Shatter was a tireless minister, and he frequently drafted sections of new laws himself when his officials were either too slow or were not getting the wording right.
So where did it all go wrong? The problem for Shatter was that with the intellectual talent came an aloof attitude that meant his political antennae were never as finely tuned as those of his less gifted colleagues. Being slightly above it all meant that he failed to appreciate the extent of the problem that was building up until it was too late.
Part of the reason for that was his assumption that there was no real problem with the Gardai, no serious corruption and a pretty good record in dealing with crime and keeping Irish society safe.
In that assumption -- shared by the vast majority of people here -- he was correct. There is no big problem. But there are many smaller problems, mainly to do with efficiency and accountability.
These have grown up over many years mainly because there has been no independent oversight of the Gardai. The Gardai policed themselves and any shortcomings were covered up.
Both the Gardai and the civil servants in the Department of Justice stonewalled whenever attempts were made to get information on cases that had been inadequately investigated or cases that had gone completely wrong. Stick together lads and say nothing seemed to be the motto.
Since 2007 we have had the Garda Síochána Ombudsman Commission (GSOC), an independent body set up to deal with complaints about the Gardai. But recent events have shown that this never had sufficient resources or powers.
It was adequate to deal with everyday complaints from members of the public or the very few cases of minor corruption among members of the force, but it was never up to the job of thoroughly investigating more serious matters. And it got minimal cooperation from senior Gardai, who seemed to regard it as a nuisance.
In fairness to him, Shatter behaved no differently in backing the Gardai than previous justice ministers, all of whom aligned themselves with the force instead of taking an independent, questioning stance. Being so busy with all his legislation, Shatter in particular had little time for concerns about the Gardai and repeatedly accepted the former commissioner's assurances that everything was okay.
And as we now know, everything was far from being okay.
There is a long list of worrying examples of this -- the Sophie du Plantier murder case, the alleged bugging of the GSOC offices, the taping of phone calls in Garda stations and the writing off of driving penalty points by Gardai being just some that have made headlines.
Just as serious are many of the more ordinary cases outlined by the two Garda whistleblowers, a list characterized by incompetence and laziness rather than any kind of corruption.
Most of this stuff predated his arrival as minister. But as it emerged it was his job to deal with it.
Instead of listening to the whistleblowers, Shatter ignored them and then went out of his way to undermine them, which he subsequently had to apologize for in the Dail (Parliament). As we now know, both men have been completely vindicated, and it is clear now that they were motivated only by the failures within the force they could see around them.

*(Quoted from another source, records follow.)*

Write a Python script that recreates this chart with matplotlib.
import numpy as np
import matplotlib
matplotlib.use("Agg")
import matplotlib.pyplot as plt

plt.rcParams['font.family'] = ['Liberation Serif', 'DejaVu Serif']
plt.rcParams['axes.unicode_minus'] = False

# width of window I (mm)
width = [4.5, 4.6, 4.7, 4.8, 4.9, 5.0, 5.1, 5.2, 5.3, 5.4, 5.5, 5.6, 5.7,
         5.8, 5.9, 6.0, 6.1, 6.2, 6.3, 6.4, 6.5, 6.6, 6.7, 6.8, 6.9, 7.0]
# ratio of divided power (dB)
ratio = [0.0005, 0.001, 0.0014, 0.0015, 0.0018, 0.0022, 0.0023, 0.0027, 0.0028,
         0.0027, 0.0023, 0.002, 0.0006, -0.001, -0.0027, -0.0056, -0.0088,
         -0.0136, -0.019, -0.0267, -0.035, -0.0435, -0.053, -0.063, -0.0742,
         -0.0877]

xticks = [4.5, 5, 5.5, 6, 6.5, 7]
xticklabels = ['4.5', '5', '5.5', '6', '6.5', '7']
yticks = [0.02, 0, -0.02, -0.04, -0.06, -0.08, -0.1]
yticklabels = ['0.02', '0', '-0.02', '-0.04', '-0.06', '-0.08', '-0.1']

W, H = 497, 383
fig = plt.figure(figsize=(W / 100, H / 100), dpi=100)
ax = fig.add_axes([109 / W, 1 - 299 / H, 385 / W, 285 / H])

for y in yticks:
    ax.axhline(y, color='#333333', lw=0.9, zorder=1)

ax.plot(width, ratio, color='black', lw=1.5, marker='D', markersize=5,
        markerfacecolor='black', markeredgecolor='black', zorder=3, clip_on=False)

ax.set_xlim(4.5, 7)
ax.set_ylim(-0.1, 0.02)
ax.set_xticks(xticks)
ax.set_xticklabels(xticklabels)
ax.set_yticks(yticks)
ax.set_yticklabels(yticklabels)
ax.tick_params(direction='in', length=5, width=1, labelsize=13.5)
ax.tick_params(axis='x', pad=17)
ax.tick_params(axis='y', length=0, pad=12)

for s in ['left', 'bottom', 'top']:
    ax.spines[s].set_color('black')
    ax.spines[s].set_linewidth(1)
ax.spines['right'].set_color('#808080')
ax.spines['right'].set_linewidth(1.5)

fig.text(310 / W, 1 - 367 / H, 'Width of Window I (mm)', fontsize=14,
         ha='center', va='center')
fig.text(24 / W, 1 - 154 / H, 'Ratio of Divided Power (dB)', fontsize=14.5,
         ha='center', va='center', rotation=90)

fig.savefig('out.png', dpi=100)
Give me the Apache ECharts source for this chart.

Most large organizations develop some group think and inertia over the years. But the Gardai, because of the enormous power they have, have developed serious problems in this regard.
And their masters in the Department of Justice have been even worse, regarding themselves for years as an elite who are way above answering questions. Security has been used as a convenient blanket to cover up.
When Shatter last week read the official report on how the whistleblowers' complaints had been handled he knew he had to resign. It may be true that he had not known the detail of what was involved, but the buck stops at his desk. Those who did know the detail, senior figures in the Department of Justice, are still in place and should be fired if they don't resign.
We need a fresh start as we face into a new era which the new Minister for Justice Frances Fitzgerald says will be much more open and accountable. Most importantly, this will include independent control of the police, including civilian involvement, just as exists in most other western countries. This was already on Shatter's agenda.
To be fair to the Gardai, what we have learned so far about many of the cases raised by the whistleblowers indicates a failure by the Gardai to work hard enough rather than any corruption. Why work when you can get away with being lazy and when there is no outside pressure on you to perform? But this attitude was very much a minority one.
All this needs to be kept in perspective and we need to remember that the Garda record on solving serious crime, like murders, is good and certainly far better than in many places in the U.S., for example.
Most of the Gardai -- and so many of them are young and inexperienced following waves of retirements as the government cut the numbers -- are obliging and courteous and do their best to do their duty. But there are mountains of paperwork.
And there is an overhang of complacency and occasional arrogance that needs to be rooted out. The new minister is going to be busy.